As 2017 comes to a close one thing keeps coming back to me. Be kind. This is my goal in life; be kind and spread kindness. I truly believe in paying if forward; that kindness begets kindness. It is the one thing that is free to give away and grows from that. Keep kindness in your heart as we move into 2018.
I am here. Where we once were together. Its been so long I didn’t think I would think of you. But the memories come flooding in. I’m near to drowning. To take a breath is to risk a rise in the water.
I was at the place we spent long nights and early mornings. Your ghost haunted me as I walked the streets. Your words were whispered on the breeze. If I look just right you are silhouetted in the setting sun. I called your name.
I met someone who lives where you do. Or where you once did. Being near to them made you near. Do you feel my presence? Do you know how close I am standing? I can touch you.
After so long how you torment me still. The miss of your touch, your voice, your smell makes me weak and near to dieing. We shall never see each other again. However, in my memories you will never die. You are now immortal, sucking my life from me.
I was having a hard time coming up with something encouraging to write today. It wasn’t that I was discouraged. Just not very inspired. I went housing hunting this weekend and was extremely disappointed in what was offered. I wanted to go home and wallow in this frustration. When you see yourself going that direction make sure you bring yourself back up. I allowed a moment of pity and then told myself to start looking for other options. Its ok to get knocked down but it is most important to get back up!

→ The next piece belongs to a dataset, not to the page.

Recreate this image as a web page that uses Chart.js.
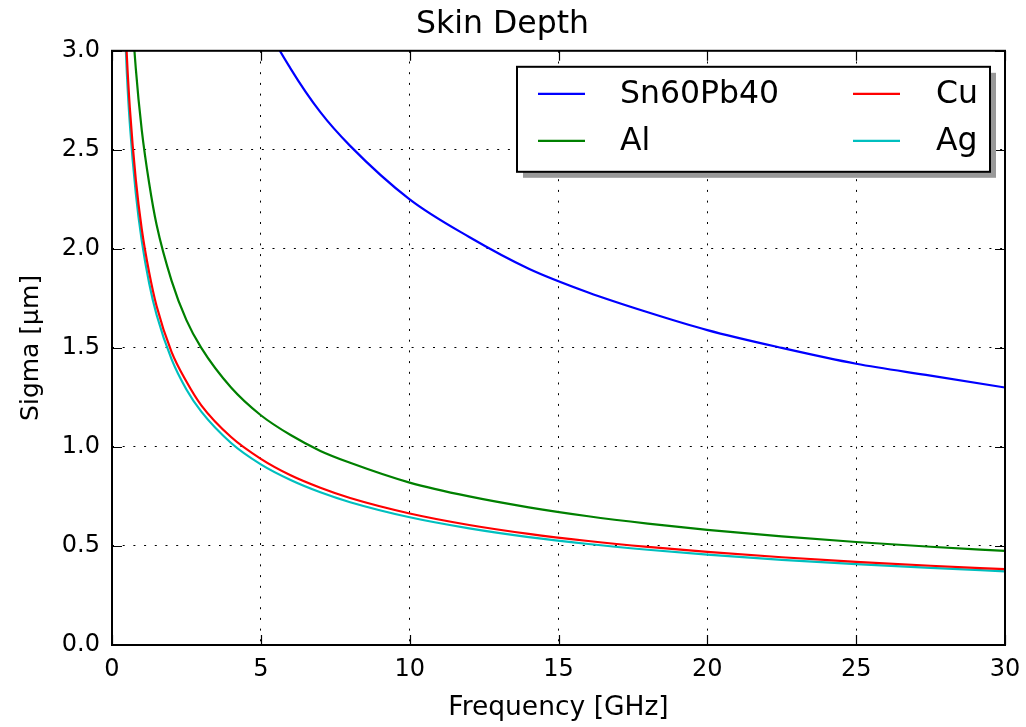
<!DOCTYPE html>
<html>
<head>
<meta charset="utf-8">
<script src="https://cdn.jsdelivr.net/npm/chart.js@4.4.0/dist/chart.umd.min.js"></script>
<style>
  html, body { margin: 0; padding: 0; background: #fff; }
  #wrap { width: 1026px; height: 727px; }
</style>
</head>
<body>
<div id="wrap"><canvas id="chart"></canvas></div>
<script>
"use strict";

// frequency in GHz, skin depth in um
var freqs   = [0.3, 0.4, 0.5, 0.6, 0.8, 1, 1.25, 1.5, 2, 2.5, 3, 4, 5, 6, 7, 8, 10, 12, 14, 16, 18, 20, 22.5, 25, 27.5, 30];
var snpb    = [null, null, null, null, null, null, null, null, null, null, null, 3.56, 3.18, 2.91, 2.69, 2.52, 2.25, 2.06, 1.90, 1.78, 1.68, 1.59, 1.50, 1.42, 1.36, 1.30];
var alu     = [4.75, 4.11, 3.68, 3.36, 2.91, 2.60, 2.33, 2.12, 1.84, 1.64, 1.50, 1.30, 1.16, 1.06, 0.98, 0.92, 0.82, 0.75, 0.695, 0.65, 0.613, 0.581, 0.548, 0.52, 0.496, 0.475];
var copper  = [3.83, 3.32, 2.97, 2.71, 2.35, 2.10, 1.88, 1.71, 1.48, 1.33, 1.21, 1.05, 0.94, 0.857, 0.794, 0.742, 0.664, 0.606, 0.561, 0.525, 0.495, 0.470, 0.443, 0.42, 0.40, 0.383];
var silver  = [3.72, 3.23, 2.885, 2.63, 2.28, 2.04, 1.825, 1.666, 1.443, 1.29, 1.178, 1.02, 0.912, 0.833, 0.771, 0.721, 0.645, 0.589, 0.545, 0.51, 0.481, 0.456, 0.43, 0.408, 0.389, 0.372];
var seriesNames = ["Sn60Pb40", "Al", "Cu", "Ag"];
var xTicks = [0, 5, 10, 15, 20, 25, 30];
var yTicks = [0, 0.5, 1.0, 1.5, 2.0, 2.5, 3.0];

var FONT = "'DejaVu Sans', sans-serif";

function toPoints(vals) {
  return freqs.map(function(f, i) { return { x: f, y: vals[i] }; });
}

function line(label, vals, color) {
  return {
    label: label,
    data: toPoints(vals),
    borderColor: color,
    backgroundColor: color,
    borderWidth: 2.2,
    pointRadius: 0,
    fill: false,
    cubicInterpolationMode: "monotone"
  };
}

// inward ticks on all four sides, the frame and the boxed legend
var framePlugin = {
  id: "frame",
  afterDraw: function(chart) {
    var ctx = chart.ctx;
    var a = chart.chartArea;
    var xs = chart.scales.x, ys = chart.scales.y;
    var tl = 10;

    ctx.save();
    ctx.strokeStyle = "#000";
    ctx.lineWidth = 1.2;
    ctx.beginPath();
    xTicks.forEach(function(v) {
      var px = Math.round(xs.getPixelForValue(v)) + 0.5;
      ctx.moveTo(px, a.bottom); ctx.lineTo(px, a.bottom - tl);
      ctx.moveTo(px, a.top); ctx.lineTo(px, a.top + tl);
    });
    yTicks.forEach(function(v) {
      var py = Math.round(ys.getPixelForValue(v)) + 0.5;
      ctx.moveTo(a.left, py); ctx.lineTo(a.left + tl, py);
      ctx.moveTo(a.right, py); ctx.lineTo(a.right - tl, py);
    });
    ctx.stroke();

    ctx.lineWidth = 2;
    ctx.strokeRect(a.left, a.top, a.right - a.left, a.bottom - a.top);

    // legend
    var bx = a.right - 488, by = a.top + 16, bw = 473, bh = 105;
    ctx.fillStyle = "#999";
    ctx.fillRect(bx + 6, by + 6, bw, bh);
    ctx.fillStyle = "#fff";
    ctx.fillRect(bx, by, bw, bh);
    ctx.strokeStyle = "#000";
    ctx.lineWidth = 2;
    ctx.strokeRect(bx, by, bw, bh);

    var cols = [{ lx: bx + 21, tx: bx + 103 }, { lx: bx + 336, tx: bx + 419 }];
    ctx.font = "31.5px " + FONT;
    ctx.textBaseline = "middle";
    ctx.textAlign = "left";
    chart.data.datasets.forEach(function(ds, i) {
      var c = cols[Math.floor(i / 2)];
      var y = by + 27 + (i % 2) * 47;
      ctx.strokeStyle = ds.borderColor;
      ctx.lineWidth = 2.2;
      ctx.beginPath();
      ctx.moveTo(c.lx, y); ctx.lineTo(c.lx + 47, y);
      ctx.stroke();
      ctx.fillStyle = "#000";
      ctx.fillText(ds.label, c.tx, y + 1);
    });
    ctx.restore();
  }
};

new Chart(document.getElementById("chart"), {
  type: "line",
  data: {
    datasets: [
      line(seriesNames[0], snpb, "#0000ff"),
      line(seriesNames[1], alu, "#008000"),
      line(seriesNames[2], copper, "#ff0000"),
      line(seriesNames[3], silver, "#00bfbf")
    ]
  },
  options: {
    responsive: true,
    maintainAspectRatio: false,
    animation: false,
    layout: { padding: { top: 0, right: 21, left: 0, bottom: 0 } },
    plugins: {
      legend: { display: false },
      tooltip: { enabled: false },
      title: {
        display: true,
        text: "Skin Depth",
        color: "#000",
        font: { family: FONT, size: 31.5, weight: "normal" },
        padding: { top: 6, bottom: 7 }
      }
    },
    scales: {
      x: {
        type: "linear",
        min: 0,
        max: 30,
        afterBuildTicks: function(scale) {
          scale.ticks = xTicks.map(function(v) { return { value: v }; });
        },
        afterFit: function(scale) {
          scale.height = 82;
          scale.paddingRight = 0;
          scale.paddingLeft = 0;
        },
        ticks: {
          color: "#000",
          padding: 10,
          maxRotation: 0,
          font: { family: FONT, size: 24 },
          callback: function(v) { return String(v); }
        },
        grid: { color: "#000", lineWidth: 1, drawTicks: false },
        border: { display: false, dash: [2, 8.7] },
        title: {
          display: true,
          text: "Frequency [GHz]",
          color: "#000",
          font: { family: FONT, size: 26.5 },
          padding: { top: 0, bottom: 3 }
        }
      },
      y: {
        type: "linear",
        min: 0,
        max: 3,
        afterBuildTicks: function(scale) {
          scale.ticks = yTicks.map(function(v) { return { value: v }; });
        },
        afterFit: function(scale) { scale.width = 112; },
        ticks: {
          color: "#000",
          padding: 12,
          font: { family: FONT, size: 24 },
          callback: function(v) { return v.toFixed(1); }
        },
        grid: { color: "#000", lineWidth: 1, drawTicks: false },
        border: { display: false, dash: [2, 8.7] },
        title: {
          display: true,
          text: "Sigma [μm]",
          color: "#000",
          font: { family: FONT, size: 25 },
          padding: { top: 16, bottom: 0 }
        }
      }
    }
  },
  plugins: [framePlugin]
});
</script>
</body>
</html>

It has been about two weeks since my move to Maine. The road trip went well enough. The move-in was alright. The house has some really narrow stairs. I have a huge mess in the trailer I really should organize it. In the back of my mind, it’s annoying me. I am starting to get my barrings at work. There are some interesting polices that will take a bit to get used to.
I was very hopeful in finding a place that I could purchase. Then I would have my own place to leave my stuff. Yes, we all want a place to store our stuff while we go and get more stuff. The few places I looked at were just not going to work. I had a moment of frustration and a knee-jerk reaction to bail on everything. To wallow in self pity and go down a dark path. Well, that lasted a day and then I pulled up my big girl pants.
So, I am going to go house hunting and see if there is anything worth making into my home. I am going to get settled into work. Hopefully, I can get word about when I will be heading overseas for a temporary posting. Certainly, makes it easier to plan if I know where things are going to fall. I am going to go to my brother’s graduation. And be a proud big sister.
Next year is gonna kick ass!
Keep an open mind. It is hard to do no matter how strong you are. You plan and plan for things to work out and when things are slow to bloom it is easy to get frustrated or discouraged. So keep an open mind and stay strong!